Compiler errors can also appear if you mix targets. If you compile a library for wasm32-wasip1 and try to link it with a binary for wasm32-wasip1-threads, you might get mismatched type errors or link failures. Ensure all crates in your dependency tree use the same target.
Don't fight the target triple. If you need threads, switch to the threads target. There is no flag to enable it later.
Decision: Picking the right target
Rust provides several WebAssembly targets. Choose based on the capabilities of your host environment.
Use wasm32-wasip1 when you need file I/O, environment variables, random numbers, or clock access, and your host supports the WASI preview 1 interface. This is the standard target for serverless functions, plugin systems, and sandboxed tools.
Use wasm32-wasip1-threads when your code calls std::thread::spawn or uses tokio with the multi-threaded runtime, and your host supports the WASI threads proposal. This target is required for concurrent workloads. Ensure your toolchain is 1.94.1 or newer to avoid thread spawn bugs.

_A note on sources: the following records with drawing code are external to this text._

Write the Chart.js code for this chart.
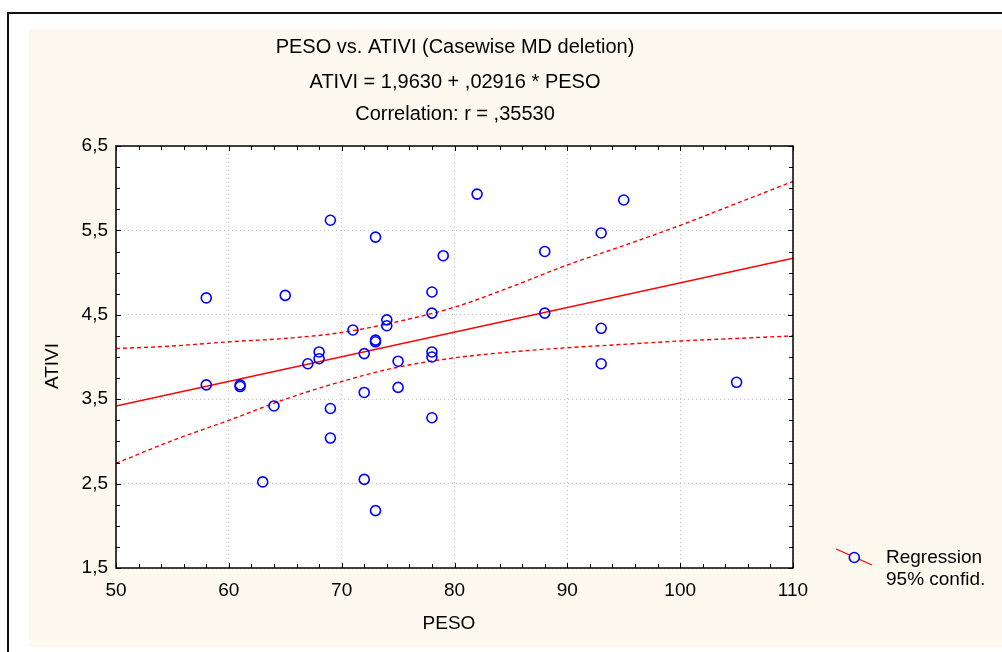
<!DOCTYPE html>
<html>
<head>
<meta charset="utf-8">
<script src="https://cdn.jsdelivr.net/npm/chart.js@4.4.0/dist/chart.umd.min.js"></script>
<style>
body{margin:0;background:#fff;width:1002px;height:652px;overflow:hidden;position:relative;}
#frame{position:absolute;left:7px;top:12px;width:1100px;height:700px;border-left:2px solid #111;border-top:2px solid #111;}
#c{position:absolute;left:29px;top:29px;background:#fdf9ee;}
</style>
</head>
<body>
<div id="frame"></div>
<canvas id="c" width="973" height="618"></canvas>
<script>
// data
var pesoValues = [58,58,61,61,63,64,65,67,68,68,69,69,69,71,72,72,72,73,73,73,73,74,74,75,75,78,78,78,78,78,79,82,88,88,93,93,93,95,105];
var ativiValues = [4.70,3.67,3.67,3.65,2.52,3.42,4.73,3.92,4.06,3.98,5.62,3.39,3.04,4.32,4.04,3.58,2.55,5.42,4.20,4.18,2.18,4.44,4.37,3.95,3.64,4.77,4.52,4.06,4.00,3.28,5.20,5.93,5.25,4.52,5.47,4.34,3.92,5.86,3.70];

var regX = [50, 110];
var regY = [3.42, 5.17];

var bandX = [50,55,60,65,70,75,80,85,90,95,100,105,110];
var bandUpper = [4.10,4.13,4.18,4.22,4.29,4.42,4.59,4.83,5.09,5.32,5.56,5.82,6.08];
var bandLower = [2.74,3.01,3.25,3.50,3.71,3.88,3.99,4.06,4.11,4.15,4.19,4.22,4.25];

var titleLines = ["PESO vs. ATIVI (Casewise MD deletion)", "ATIVI = 1,9630 + ,02916 * PESO", "Correlation: r = ,35530"];
var xTitle = "PESO";
var yTitle = "ATIVI";
var legendLabels = ["Regression", "95% confid."];

function pairs(xs, ys) {
  return xs.map(function (x, i) { return {x: x, y: ys[i]}; });
}

Chart.defaults.font.family = "'Liberation Sans', Arial, sans-serif";
Chart.defaults.font.size = 19;
Chart.defaults.color = '#000';

var FONT = "19px 'Liberation Sans', Arial, sans-serif";
var TITLE_FONT = "20px 'Liberation Sans', Arial, sans-serif";

var decor = {
  id: 'decor',
  beforeDraw: function (chart) {
    var a = chart.chartArea, ctx = chart.ctx;
    ctx.save();
    ctx.fillStyle = '#fff';
    ctx.fillRect(a.left, a.top, a.right - a.left, a.bottom - a.top);
    ctx.restore();
  },
  afterDraw: function (chart) {
    var a = chart.chartArea, ctx = chart.ctx;
    var xs = chart.scales.x, ys = chart.scales.y;
    ctx.save();
    // frame
    ctx.strokeStyle = '#000';
    ctx.lineWidth = 1.5;
    ctx.strokeRect(a.left, a.top, a.right - a.left, a.bottom - a.top);
    // inner tick marks
    ctx.lineWidth = 1;
    ctx.beginPath();
    for (var v = 50; v <= 110; v += 2) {
      var px = Math.round(xs.getPixelForValue(v)) + 0.5;
      var len = (v % 10 === 0) ? 5 : 4;
      ctx.moveTo(px, a.bottom); ctx.lineTo(px, a.bottom - len);
      ctx.moveTo(px, a.top); ctx.lineTo(px, a.top + len);
    }
    for (var w = 1.5; w <= 6.5001; w += 0.25) {
      var py = Math.round(ys.getPixelForValue(w)) + 0.5;
      var l2 = (Math.abs((w - 1.5) % 1) < 0.01) ? 5 : 4;
      ctx.moveTo(a.left, py); ctx.lineTo(a.left + l2, py);
      ctx.moveTo(a.right, py); ctx.lineTo(a.right - l2, py);
    }
    ctx.stroke();

    // titles
    ctx.fillStyle = '#000';
    ctx.font = TITLE_FONT;
    ctx.textAlign = 'center';
    ctx.textBaseline = 'middle';
    var ty = [18, 53, 85];
    titleLines.forEach(function (t, i) { ctx.fillText(t, 426, ty[i]); });

    // axis titles
    ctx.font = FONT;
    ctx.fillText(xTitle, 420, 595);
    ctx.save();
    ctx.translate(24, 337);
    ctx.rotate(-Math.PI / 2);
    ctx.fillText(yTitle, 0, 0);
    ctx.restore();

    // legend
    ctx.strokeStyle = '#ff0000';
    ctx.lineWidth = 1.2;
    ctx.beginPath();
    ctx.moveTo(807, 520); ctx.lineTo(843, 536);
    ctx.stroke();
    ctx.strokeStyle = '#0000ff';
    ctx.lineWidth = 1.6;
    ctx.beginPath();
    ctx.arc(825.3, 528.5, 5, 0, Math.PI * 2);
    ctx.fillStyle = '#fdf9ee';
    ctx.fill();
    ctx.stroke();
    ctx.fillStyle = '#000';
    ctx.textAlign = 'left';
    ctx.fillText(legendLabels[0], 857, 529);
    ctx.fillText(legendLabels[1], 857, 551);
    ctx.restore();
  }
};

new Chart(document.getElementById('c'), {
  type: 'scatter',
  data: {
    datasets: [
      {
        label: 'ATIVI',
        data: pairs(pesoValues, ativiValues),
        pointRadius: 5,
        pointBorderWidth: 1.6,
        borderColor: '#0000ff',
        backgroundColor: 'rgba(0,0,0,0)',
        showLine: false,
        order: 0
      },
      {
        label: 'Regression',
        data: pairs(regX, regY),
        showLine: true,
        pointRadius: 0,
        borderColor: '#ff0000',
        borderWidth: 1.4,
        order: 1
      },
      {
        label: 'Upper 95%',
        data: pairs(bandX, bandUpper),
        showLine: true,
        pointRadius: 0,
        borderColor: '#ff0000',
        borderWidth: 1.4,
        borderDash: [4, 3],
        cubicInterpolationMode: 'monotone',
        order: 1
      },
      {
        label: 'Lower 95%',
        data: pairs(bandX, bandLower),
        showLine: true,
        pointRadius: 0,
        borderColor: '#ff0000',
        borderWidth: 1.4,
        borderDash: [4, 3],
        cubicInterpolationMode: 'monotone',
        order: 1
      }
    ]
  },
  options: {
    responsive: false,
    animation: false,
    layout: { padding: { top: 117, right: 209, bottom: 0, left: 0 } },
    plugins: {
      legend: { display: false },
      tooltip: { enabled: false }
    },
    scales: {
      x: {
        type: 'linear',
        min: 50,
        max: 110,
        ticks: { stepSize: 10, padding: 11, maxRotation: 0 },
        grid: { color: '#c4c4c4', drawTicks: false, lineWidth: 1 },
        border: { display: false, dash: [1, 3] },
        afterFit: function (s) { s.height = 79; }
      },
      y: {
        type: 'linear',
        min: 1.5,
        max: 6.5,
        ticks: {
          stepSize: 1,
          padding: 8,
          callback: function (v) { return v.toFixed(1).replace('.', ','); }
        },
        grid: { color: '#c4c4c4', drawTicks: false, lineWidth: 1 },
        border: { display: false, dash: [1, 3] },
        afterFit: function (s) { s.width = 87; }
      }
    }
  },
  plugins: [decor]
});
</script>
</body>
</html>
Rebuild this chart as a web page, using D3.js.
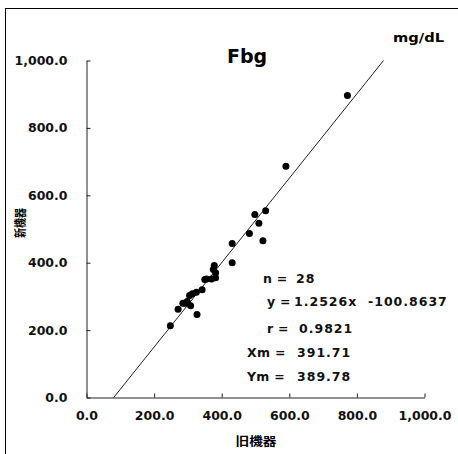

Use wasm32-unknown-unknown when you are targeting a browser environment where system calls are forbidden or handled by JavaScript glue code. This target has no standard library support for I/O. You must use #![no_std] or provide your own implementations for any system interactions. Reach for this target only when the host explicitly forbids WASI or provides its own custom ABI.
Pick the target that matches the host's capabilities. Mismatching them leads to traps you can't debug.